Use of Green Receipts soars

The use of Green Receipts for casual and independent work has soared to unprecedented levels under José Socrates’ PS government.

The economic crisis and recession has seen their use break all records in the first quarter of 2009, with 81,000 people offering occasional, non-contracted services, representing an increase of 53 per cent on the first quarter of 2005 when 53,000 people worked with Green Receipts.

The statistics revealing the shocking truth of today’s precarious employment situation in Portugal was divulged on Friday by the National Statistics Institute (INE) 

Unemployment also has reached its highest point since 1986 when Portugal joined the European Union, officially representing 8.9 per cent of the working population, but unofficially expected to be as high as 10 per cent.

In practise, the INE estimates that 495,000 people are unemployed, but if the out of work who have not actively sought employment in the past four months are taken into account, that figure shoots up to 10 per cent of over half a million unemployed in a country with little more than five million workers.

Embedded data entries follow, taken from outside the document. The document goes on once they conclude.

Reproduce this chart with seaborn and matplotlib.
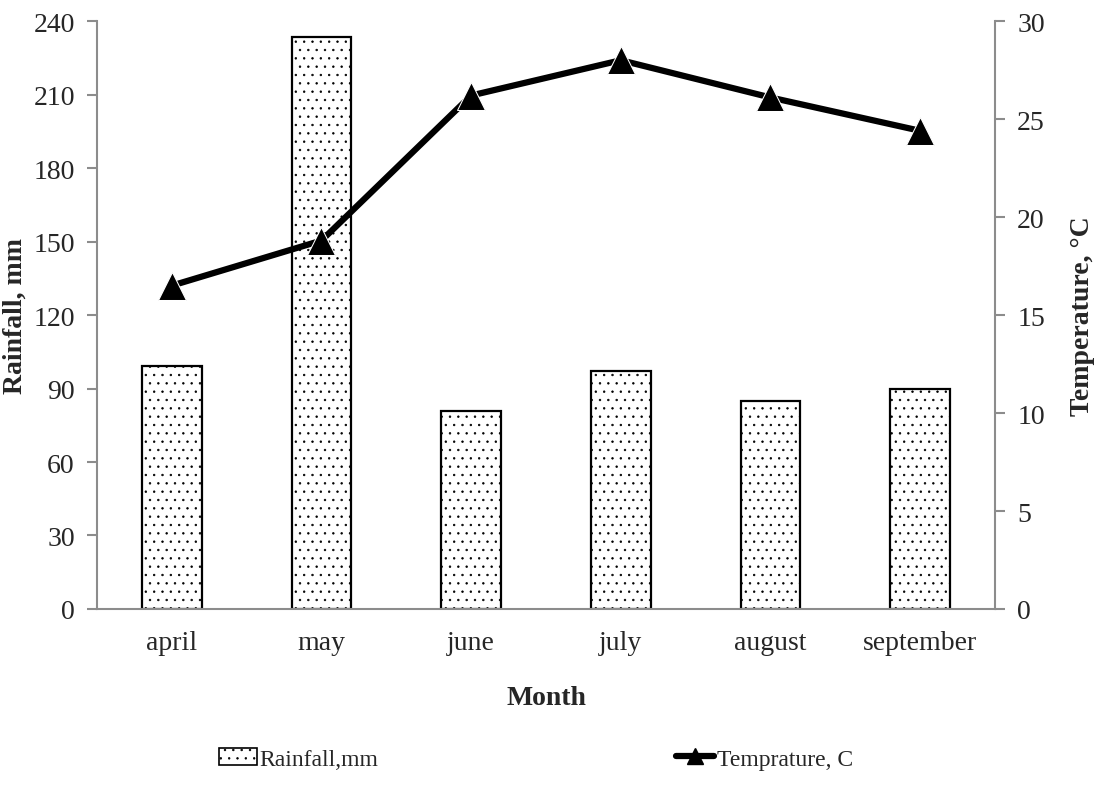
#!/usr/bin/env python3

import matplotlib
matplotlib.use('Agg')
import matplotlib.pyplot as plt
import seaborn as sns
from matplotlib.patches import Patch
from matplotlib.lines import Line2D

months = ['april', 'may', 'june', 'july', 'august', 'september']
rainfall = [99, 233.5, 81, 97, 85, 90]
temperature = [16.5, 18.8, 26.2, 28.0, 26.1, 24.4]

sns.set_style('white')
plt.rcParams['font.family'] = ['Liberation Serif', 'DejaVu Serif']
plt.rcParams['hatch.linewidth'] = 0.5

fig = plt.figure(figsize=(10.96, 8.04), dpi=100)
ax = fig.add_axes([0.0885, 0.2413, 0.8193, 0.7313])

# Rainfall bars
sns.barplot(x=months, y=rainfall, color='white', edgecolor='black',
            linewidth=1.6, width=0.4, hatch='..', ax=ax)
ax.set_ylim(0, 240)
ax.set_yticks(range(0, 241, 30))
ax.set_xlim(-0.5, 5.5)

# Temperature line
ax2 = ax.twinx()
sns.lineplot(x=months, y=temperature, color='black', linewidth=4.5,
             marker='^', markersize=20, sort=False, ax=ax2)
ax2.set_ylim(0, 30)
ax2.set_yticks(range(0, 31, 5))

grey = '#8c8c8c'
for a in (ax, ax2):
    a.spines['top'].set_visible(False)
    for side in ('left', 'right', 'bottom'):
        a.spines[side].set_color(grey)
        a.spines[side].set_linewidth(1.5)
    a.tick_params(axis='y', direction='out', length=7, width=1.5,
                  color=grey, labelsize=20, pad=9)
    a.tick_params(axis='x', length=0, labelsize=20, pad=15)
ax.spines['right'].set_visible(False)
ax2.spines['left'].set_visible(False)
ax2.spines['bottom'].set_visible(False)

ax.set_xlabel('Month', fontsize=20, fontweight='bold', labelpad=22)
ax.set_ylabel('Rainfall, mm', fontsize=20, fontweight='bold', labelpad=4)
ax2.set_ylabel('Temperature, °C', fontsize=20, fontweight='bold', labelpad=18)

handles = [
    Patch(facecolor='white', edgecolor='black', hatch='..', linewidth=1.2),
    Line2D([0], [0], color='black', linewidth=4.5, marker='^', markersize=12),
]
fig.legend(handles, ['Rainfall,mm', 'Temprature, C'], loc='center',
           bbox_to_anchor=(0.489, 0.055), ncol=2, frameon=False,
           fontsize=17, columnspacing=12.6, handlelength=1.6, handletextpad=0.12)

fig.savefig('out.png', dpi=100)
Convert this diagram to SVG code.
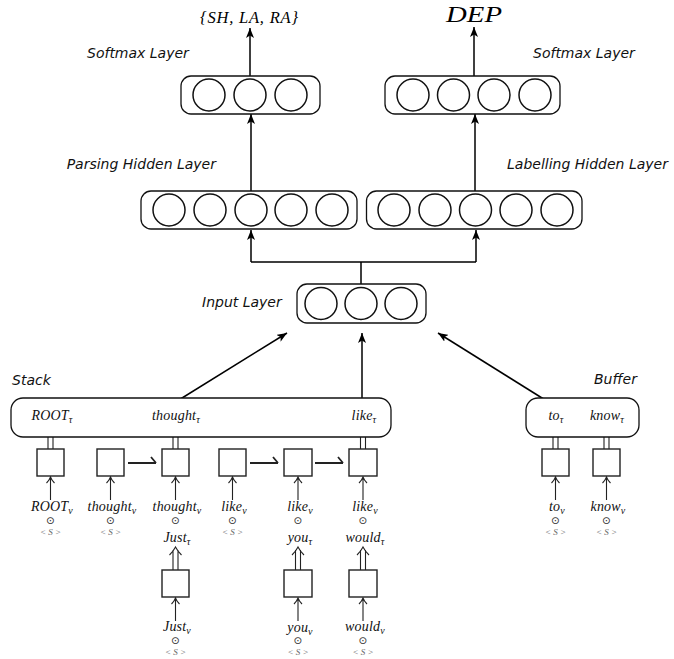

Those living in the Algarve, working in the catering and hotel trades as well as the construction industry, have been most hit with an unemployment rate reaching 10.3 per cent.

With the economic crisis, companies are not only laying off staff but accepting them on an occasional basis through the Green Receipt system because that way they don’t have to pay pensions, national insurance contributions or have them permanently on contract.

Between the third quarter of 2008 and the first three months of 2009 the number of Green Receipts being passed soared by 13 per cent.